Question

A charged particle of mass m and charge q is moved from\[x=0\] by an electric field \[\overrightarrow{E}=\left( {{E}_{0}}-\alpha x \right)\overset{\wedge }{\mathop{i}}\,\] where $\alpha$ is the positive constant and x is the displacement of the particle in time t along x-axis. Find the distance moved by a particle when it is again brought to rest and the acceleration of the particle at that instant. Describe the motion of the particle.

Answer 1

Hint: Here we have given a charged particle which is moved by an electric field and we have to find the distance and the moved by a particle to bring it to rest. And we also have to find the acceleration at that point. For that, we can use the formula of force which is experienced by a charged in an electric field, and by using the same formula we can describe the motion of the particle.
Formula used:
\[\begin{align}
  & F=qE \\
 & F=ma \\
\end{align}\]

Complete step-by-step solution
Here a charged particle is given of mass m and charge q is moved from rest by an electric field \[\overrightarrow{E}=\left( {{E}_{0}}-\alpha x \right)\overset{\wedge }{\mathop{i}}\,\]where $\alpha$ is the positive constant and x is the displacement of the particle in time t along x-axis. And \[{{E}_{0}}\] is the electric field at \[x=0\]. A diagram for this can be given as follows

In the above diagram F is the force and we will further discuss the other positions of the x.
 Now we know that the force experienced by an electric charge is given as a product of charge and the electric field, i.e.
\[F=qE\]
Now substituting the given value of E, we get
\[\begin{align}
  & F=q\left( {{E}_{0}}-\alpha x \right)\text{ }..............\text{(i)} \\
 & \Rightarrow F=q{{E}_{0}}-q\alpha x \\
 & \Rightarrow F={{F}_{0}}-q\alpha x \\
 & \Rightarrow F-{{F}_{0}}=-q\alpha x \\
\end{align}\]
Here \[{{F}_{0}}\] is the force experienced by the charge when it is at \[x=0\]. As F and \[{{F}_{0}}\] are both forces at different x, so we can write
\[\begin{align}
  & F'=F-{{F}_{0}} \\
 & \Rightarrow F'=-q\alpha x \\
\end{align}\]
Now from the above equation, we say that F’ is directly proportional to the displacement x
\[F'\propto -x\]
$\alpha$ is a positive constant. This proportionality is for the simple harmonic motion.

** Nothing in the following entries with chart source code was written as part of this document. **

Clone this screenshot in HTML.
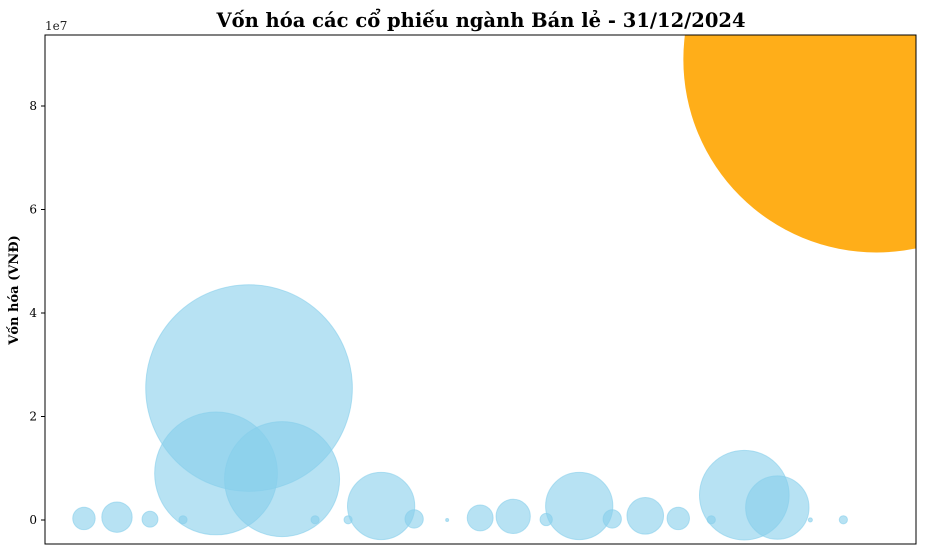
<!DOCTYPE html>
<html><head><meta charset="utf-8"><style>
body{margin:0;background:#fff;}
svg{display:block;font-family:"DejaVu Serif","Liberation Serif",serif;}
</style></head><body>
<svg id="chart" width="945" height="555">
<defs><clipPath id="clip"><rect x="45" y="35" width="871" height="509"/></clipPath></defs>
<text x="481" y="27" text-anchor="middle" font-size="19.5" font-weight="bold">Vốn hóa các cổ phiếu ngành Bán lẻ - 31/12/2024</text>
<text x="45" y="30" font-size="12" fill="#222">1e7</text>
<text transform="translate(18,290) rotate(-90)" text-anchor="middle" font-size="13" font-weight="bold">Vốn hóa (VNĐ)</text>
<g id="bubbles" clip-path="url(#clip)"></g>
<g id="yticks"></g>
<rect x="45" y="35" width="871" height="509" fill="none" stroke="#000" stroke-width="1"/>
</svg>
<script>
const categories = Array.from({length:25},(_,i)=>'CP'+(i+1));
const values = [0.03,0.055,0.015,0.004,0.9,2.55,0.79,0.004,0.004,0.27,0.02,0.0005,0.04,0.07,0.009,0.27,0.02,0.08,0.03,0.004,0.48,0.24,0.001,0.004,8.9];
const highlight = [0,0,0,0,0,0,0,0,0,0,0,0,0,0,0,0,0,0,0,0,0,0,0,0,1];
const yTicks = [0,2,4,6,8];
const X0=45,X1=916,Y0=35,Y1=544;
const xMin=-1.18,xMax=25.2,yMin=-0.464,yMax=9.372;
const xs=i=>X0+(i-xMin)/(xMax-xMin)*(X1-X0);
const ys=v=>Y1-(v-yMin)/(yMax-yMin)*(Y1-Y0);
const rs=v=>64.7*Math.sqrt(v);
const NS='http://www.w3.org/2000/svg';
const g=document.getElementById('bubbles');
categories.forEach((c,i)=>{
  const el=document.createElementNS(NS,'circle');
  el.setAttribute('cx',xs(i));el.setAttribute('cy',ys(values[i]));
  el.setAttribute('r',Math.max(rs(values[i]),1.5));
  if(highlight[i]){el.setAttribute('fill','#FFA500');el.setAttribute('fill-opacity','0.9');}
  else{el.setAttribute('fill','#87CEEB');el.setAttribute('fill-opacity','0.6');el.setAttribute('stroke','#87CEEB');el.setAttribute('stroke-opacity','0.6');}
  
  
  g.appendChild(el);
});
const t=document.getElementById('yticks');
yTicks.forEach(v=>{
  const y=ys(v);
  const l=document.createElementNS(NS,'line');
  l.setAttribute('x1',X0-4);l.setAttribute('x2',X0);l.setAttribute('y1',y);l.setAttribute('y2',y);l.setAttribute('stroke','#000');
  
  
  t.appendChild(l);
  const tx=document.createElementNS(NS,'text');
  tx.setAttribute('x',X0-8);tx.setAttribute('y',y+4);tx.setAttribute('text-anchor','end');tx.setAttribute('font-size','12');
  tx.textContent=v;
  
  
  t.appendChild(tx);
});
</script>
</body></html>
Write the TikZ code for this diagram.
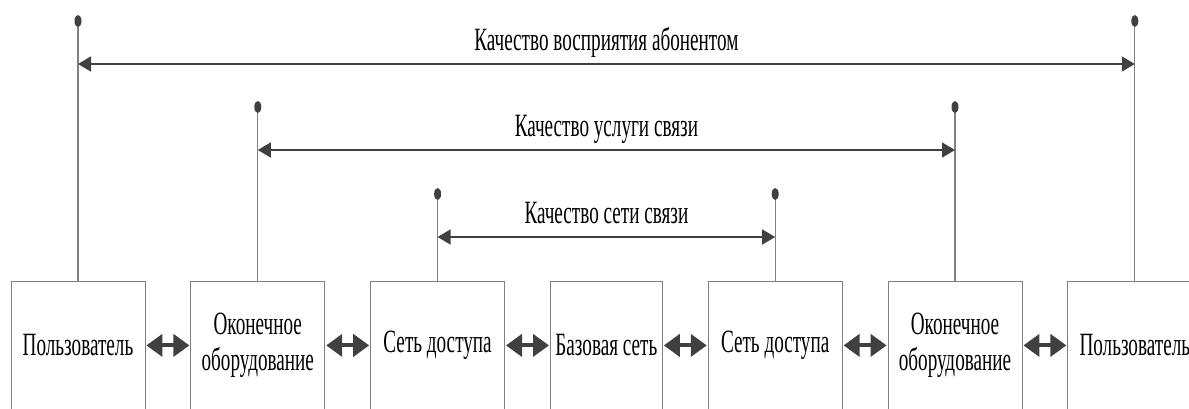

Hence the motion of the charge will be oscillatory.
For SHM the mean position is where the object is consider to be at rest and so the force at that point will be zero, which gives us
\[\begin{align}
  & q\left( {{E}_{0}}-\alpha x \right)=0 \\
 & \Rightarrow \left( {{E}_{0}}-\alpha x \right)=0 \\
 & \Rightarrow \alpha x={{E}_{0}} \\
 & \Rightarrow x=\dfrac{{{E}_{0}}}{\alpha } \\
\end{align}\]
Now the distance the charge will cover to back to rest or its mean position is twice the mean position. If we say x’ is the distance which the charged particle has to cover to back its mean position, then
\[\begin{align}
  & x'=2x \\
 & \Rightarrow x'=2\left( \dfrac{{{E}_{0}}}{\alpha } \right) \\
\end{align}\]
Now we now that force is given as product of mass and acceleration. It is given that the charged particle has mass m and if a is the acceleration then we can rewrite the equation (i) as
\[ma=q\left( {{E}_{0}}-\alpha x \right)\]
We have to find acceleration when charged particle covers distance x’, so substituting value of x’ in the place of x in the above equation we get
\[\begin{align}
  & ma=q\left( {{E}_{0}}-\alpha \left( \dfrac{2{{E}_{0}}}{\alpha } \right) \right) \\
 & \Rightarrow ma=q\left( {{E}_{0}}-2{{E}_{0}} \right) \\
 & \Rightarrow ma=-q{{E}_{0}} \\
 & \Rightarrow a=-\dfrac{q}{m}{{E}_{0}} \\
\end{align}\]
Negative sign indicates that acceleration is decreasing with distance.
Hence the distance moved by a particle when it is again brought to rest is \[\dfrac{2{{E}_{0}}}{\alpha }\] and the acceleration of the particle at that instant is \[-\dfrac{q}{m}{{E}_{0}}\].
And the particle has oscillatory motion from \[x=0\text{ to }x=\dfrac{2{{E}_{0}}}{\alpha }\].

Note: Every simple harmonic motion is oscillatory motion but it is not necessary that each oscillatory motion is simple harmonic. It was not given that \[{{E}_{0}}\] is the electric field at point \[x=0\] but if we substitute the value of x as zero in the equation given for the electric field then we will get the electric field at \[x=0\] which is \[{{E}_{0}}\].